A robust geofencing framework serves as both a deterrent and a documented record of oversight. In the event of a dispute, the ability to demonstrate that the company had active monitoring protocols, that deviations were flagged, and that corrective measures were in place can be the difference between a manageable insurance claim and a protracted legal exposure.

Building a Culture of Accountability

It is worth noting that the goal of layered geofencing is not to create a surveillance state within the fleet. The most effective implementations are transparent — drivers are informed of the boundaries, understand the reasoning behind them, and have clear channels for flagging legitimate deviations when circumstances require.

This transparency serves a dual purpose. It establishes that the organization takes operational standards seriously, and it removes the ambiguity that often enables casual boundary violations. When drivers know that corridor deviations are logged and reviewed, the behavioral calculus changes — not because employees are assumed to be dishonest, but because accountability structures consistently improve compliance across industries.

Fleet managers who have adopted this approach report that the volume of unauthorized usage events drops sharply within the first 60 to 90 days of implementation, simply because the expectation of monitoring has been clearly communicated.

From Awareness to Action

The starting point for any geofencing improvement initiative is an honest audit of the current configuration. Where are the gaps? Which routes lack corridor boundaries? Are dwell-time rules in place? Is the system set up to differentiate between weekday and weekend behavior?

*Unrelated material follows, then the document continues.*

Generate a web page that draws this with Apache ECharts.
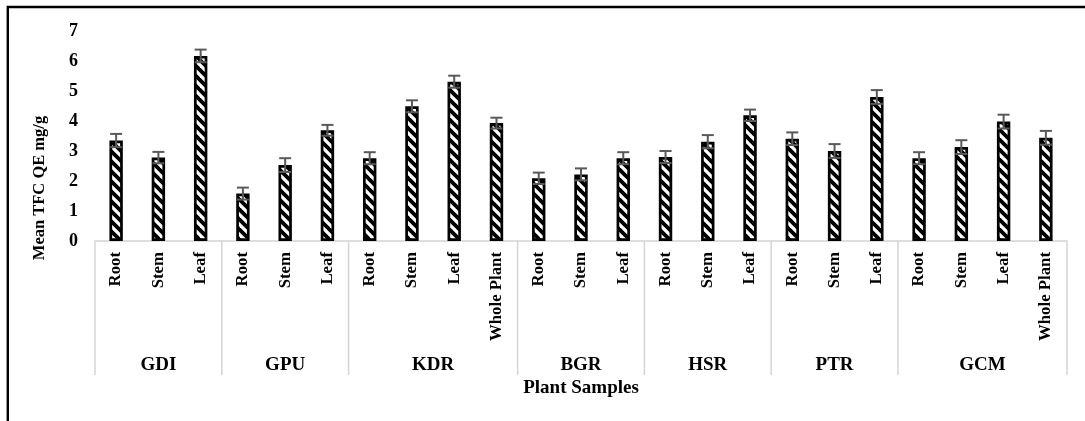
<!DOCTYPE html>
<html>
<head>
<meta charset="utf-8">
<script src="https://cdn.jsdelivr.net/npm/echarts@6/dist/echarts.min.js"></script>
<style>
  html, body { margin: 0; padding: 0; background: #fff; }
  #chart { width: 1085px; height: 421px; }
</style>
</head>
<body>
<div id="chart"></div>
<script>
// Plant samples and the parts measured for each
var groupNames = ['GDI', 'GPU', 'KDR', 'BGR', 'HSR', 'PTR', 'GCM'];
var groupParts = [
  ['Root', 'Stem', 'Leaf'],
  ['Root', 'Stem', 'Leaf'],
  ['Root', 'Stem', 'Leaf', 'Whole Plant'],
  ['Root', 'Stem', 'Leaf'],
  ['Root', 'Stem', 'Leaf'],
  ['Root', 'Stem', 'Leaf'],
  ['Root', 'Stem', 'Leaf', 'Whole Plant']
];
// Mean TFC (QE mg/g) per part, in the same order
var meanTFC = [
  3.35, 2.78, 6.17,
  1.58, 2.53, 3.69,
  2.76, 4.49, 5.31, 3.93,
  2.09, 2.22, 2.76,
  2.80, 3.31, 4.19,
  3.41, 3.00, 4.80,
  2.76, 3.13, 3.98, 3.44
];
// Standard error for each mean
var errTFC = [
  0.22, 0.19, 0.21,
  0.20, 0.23, 0.18,
  0.20, 0.20, 0.20, 0.18,
  0.19, 0.20, 0.20,
  0.20, 0.22, 0.19,
  0.21, 0.23, 0.23,
  0.20, 0.23, 0.23, 0.23
];
var yTicks = [0, 1, 2, 3, 4, 5, 6, 7];

var categories = [];
groupParts.forEach(function (parts) { parts.forEach(function (p) { categories.push(p); }); });

var FONT = '"Liberation Serif", "Times New Roman", serif';

// Diagonal hatch fill for the bars
function hatch() {
  var c = document.createElement('canvas');
  var s = 10;
  c.width = s; c.height = s;
  var ctx = c.getContext('2d');
  ctx.fillStyle = '#fff';
  ctx.fillRect(0, 0, s, s);
  ctx.strokeStyle = '#000';
  ctx.lineWidth = 3.8;
  [-s, 0, s].forEach(function (o) {
    ctx.beginPath();
    ctx.moveTo(o - 2, -2);
    ctx.lineTo(o + s + 2, s + 2);
    ctx.stroke();
  });
  return c;
}

var chart = echarts.init(document.getElementById('chart'), null, { renderer: 'canvas' });

var option = {
  animation: false,
  backgroundColor: '#fff',
  grid: { left: 95, right: 18, top: 31, bottom: 180, containLabel: false },
  xAxis: {
    type: 'category',
    data: categories,
    axisLine: { lineStyle: { color: '#d4d4d4', width: 1.5 } },
    axisTick: { show: false },
    axisLabel: {
      rotate: 90,
      interval: 0,
      margin: 11,
      color: '#000',
      fontFamily: FONT,
      fontWeight: 'bold',
      fontSize: 16.8
    }
  },
  yAxis: {
    type: 'value',
    min: 0,
    max: 7,
    interval: 1,
    axisLine: { show: false },
    axisTick: { show: false },
    splitLine: { show: false },
    axisLabel: {
      margin: 17,
      color: '#000',
      fontFamily: FONT,
      fontWeight: 'bold',
      fontSize: 18,
      formatter: function (v) { return yTicks.indexOf(v) >= 0 ? String(v) : ''; }
    }
  },
  series: [
    {
      type: 'bar',
      data: meanTFC,
      barWidth: 13.4,
      itemStyle: {
        color: { image: hatch(), repeat: 'repeat' },
        borderColor: '#000',
        borderWidth: 2.7
      },
      z: 2
    },
    {
      type: 'custom',
      z: 5,
      data: meanTFC.map(function (v, i) { return [i, v, errTFC[i]]; }),
      renderItem: function (params, api) {
        var i = api.value(0), v = api.value(1), e = api.value(2);
        var top = api.coord([i, v + e]);
        var bot = api.coord([i, v - e]);
        var hw = 6;
        var style = { stroke: '#595959', lineWidth: 2 };
        return {
          type: 'group',
          children: [
            { type: 'line', shape: { x1: top[0], y1: top[1], x2: bot[0], y2: bot[1] }, style: style },
            { type: 'line', shape: { x1: top[0] - hw, y1: top[1], x2: top[0] + hw, y2: top[1] }, style: style },
            { type: 'line', shape: { x1: bot[0] - hw, y1: bot[1], x2: bot[0] + hw, y2: bot[1] }, style: style }
          ]
        };
      }
    }
  ]
};

chart.setOption(option);

// Group boxes, group names, axis titles and the outer frame
function drawExtras() {
  var c0 = chart.convertToPixel({ xAxisIndex: 0 }, 0);
  var c1 = chart.convertToPixel({ xAxisIndex: 0 }, 1);
  var bw = c1 - c0;
  var axisY = chart.convertToPixel({ yAxisIndex: 0 }, 0);
  var g = [];
  var start = 0;
  var edges = [c0 - bw / 2];
  groupParts.forEach(function (parts, gi) {
    var left = c0 - bw / 2 + start * bw;
    var right = left + parts.length * bw;
    edges.push(right);
    g.push({
      type: 'text',
      style: {
        text: groupNames[gi],
        x: (left + right) / 2,
        y: axisY + 124,
        fill: '#000',
        font: 'bold 19px ' + FONT,
        textAlign: 'center',
        textVerticalAlign: 'middle'
      }
    });
    start += parts.length;
  });
  edges.forEach(function (x) {
    g.push({
      type: 'line',
      shape: { x1: x, y1: axisY, x2: x, y2: axisY + 134 },
      style: { stroke: '#d4d4d4', lineWidth: 1.5 }
    });
  });
  g.push({
    type: 'text',
    style: {
      text: 'Plant Samples',
      x: (edges[0] + edges[edges.length - 1]) / 2,
      y: axisY + 147,
      fill: '#000',
      font: 'bold 19px ' + FONT,
      textAlign: 'center',
      textVerticalAlign: 'middle'
    }
  });
  g.push({
    type: 'text',
    x: 40,
    y: 188,
    rotation: Math.PI / 2,
    style: {
      text: 'Mean TFC QE mg/g',
      x: 0,
      y: 0,
      fill: '#000',
      font: 'bold 16.5px ' + FONT,
      textAlign: 'center',
      textVerticalAlign: 'middle'
    }
  });
  g.push({
    type: 'polyline',
    shape: { points: [[7.8, 421], [7.8, 7], [1085, 7]] },
    style: { stroke: '#000', lineWidth: 2.4, fill: null }
  });
  chart.setOption({ graphic: g });
}
drawExtras();
</script>
</body>
</html>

Platforms like Track360 provide the analytical infrastructure to conduct this kind of audit systematically, identifying patterns in historical data that reveal where blind spots have been exploited — sometimes for months or years before anyone noticed. That historical perspective is invaluable: it quantifies the cost of inaction and makes the case for investment in more sophisticated geofence architecture.

Geofencing, done properly, is not a passive feature. It is an active management tool — one that, when configured with the precision that modern fleet intelligence platforms make possible, pays for itself many times over in recovered fuel costs, reduced liability exposure, and the operational discipline that comes from genuine accountability.

The vehicles in your fleet represent a significant capital investment. The question worth asking is whether your current geofencing strategy is protecting that investment — or simply creating the illusion that it is.